The-Works-imageI'm now convinced that something has changed. Somebody has deliberately destroyed The Works.

I'm talking about the chain of bookshops that sell remaindered or discounted books and I know 'destroyed' sounds provocative but I'm basing it on the evidence of my visiting three different stores in the past month and noticing exactly the same thing.
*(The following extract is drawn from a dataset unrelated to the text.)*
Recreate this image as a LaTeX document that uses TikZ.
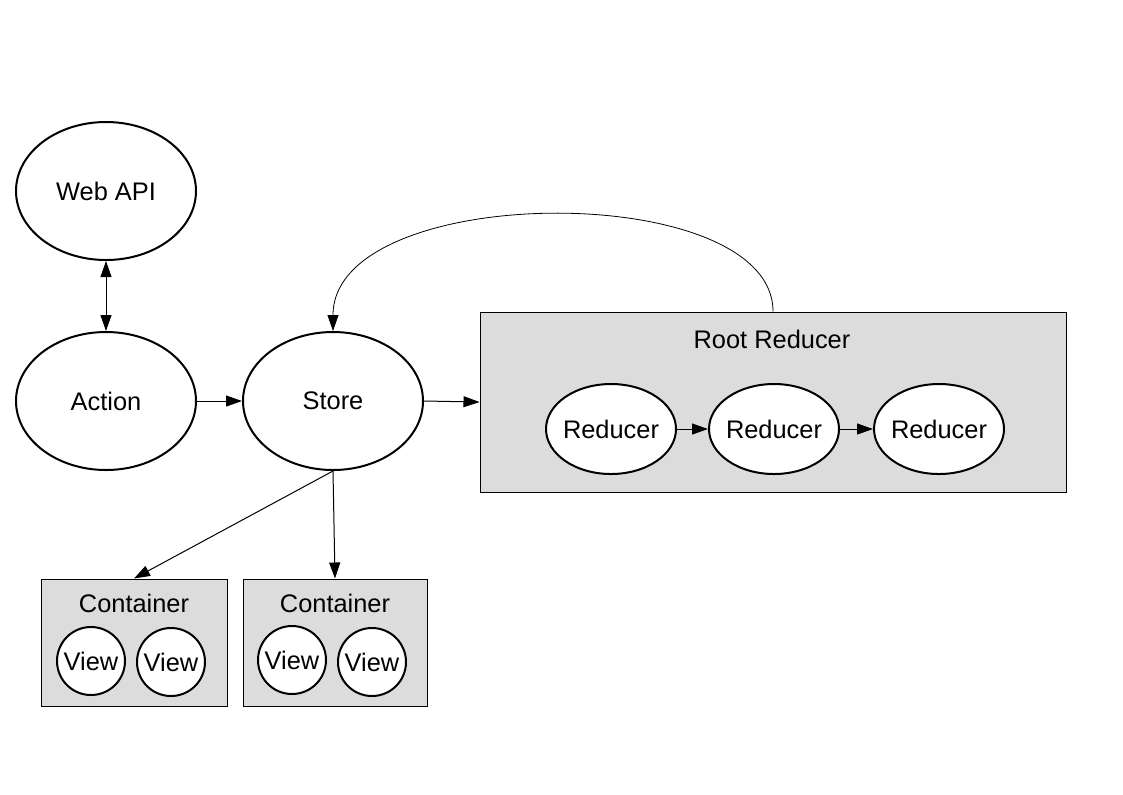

Before I say what's changed, I think I should be open and admit that I rarely find my good reasons to go shopping. I'm into neither clothes nor mobile phones so 95% of the shops on the average high street hold no interest. I love bookshops and although Manchester's Waterstones on Deansgate is pretty much my favourite place outside of the almost mythical (to me) bookshops of London, the only other shops I would regularly visit are the various outlets of The Works found in Liverpool, Manchester, Wigan, St Helens, Chester, Warrington... In fact, they're in every reasonably sized town. There I always knew I could find something unique. No two shops were ever the same and you could always pick up something you simply couldn't find anywhere else.

It was the left-of-centre inventory that meant that I've always been a regular customer and why quite a few people I know were also regulars. For example, the last time I visited the Chester Works, I found a copy of Ronald Searle's last book. The time before that, I came back with a nice mint condition collection of Gerald Scarfe's cartoons. Not that my purchases were limited to books of cartoons, though The Works had a good track record when it comes to selling the works of cartoonists. I'd never seen Tony Husband's books until I bought two from the Works.

However, all that has now come to an end. I don't think I'll bother walking across another town or city to mooch around The Works. In the past couple of months, The Works has changed. In all three stores I visited, they'd had a change in design (gone the perfectly acceptable blue signage, in comes a horrible yellow colour scheme and nasty rustic wood interior) and they rearranged their shelves. Suddenly, where they previously had large sections devoted to history, geography, the media, and often had interesting collections of biographies (plenty of decent political biographies between the usual Cillas and Brucies), suddenly those sections have disappeared. Now the entire non-fiction section is one small shelf tucked to the side of the shop and limited to books about supercars. Otherwise, The Works has become overwhelmed by products that I can only reduce to the word 'tat'. I'm not interested in cake decoration, books of tattoo designs, One Direction calendars, or notebooks with the words 'What Ever' written across the front. I don't want embroidery kits, plastic lunch boxes, plastic posters of pop stars. I don't want masks or cheap art materials for people who like to 'dabble'. I buy my art material at Fred Aldous', where their ink doesn't turn a funny colour and the paper doesn't turn into a soggy mess. Nor do I want any of the thousands of kits for people who think they want to start making organic origami paint-it-by-numbers crystal earrings with the lump of some starter schist or whatever the hell it is they pack in those things. In fact, I don't want anything that the The Works is now selling. It's become a horrible parody of what it once was.

So, goodbye The Works. You were a truly great shop, so unique on the High Street and now so easily forgettable. And whatever dim-witted uber-professional marketing whiz decided to change things, I hope you're really proud of what you've done. It's getting to the point that except for Evan's Cycles and Waterstones, I find very little reason to step out the front door.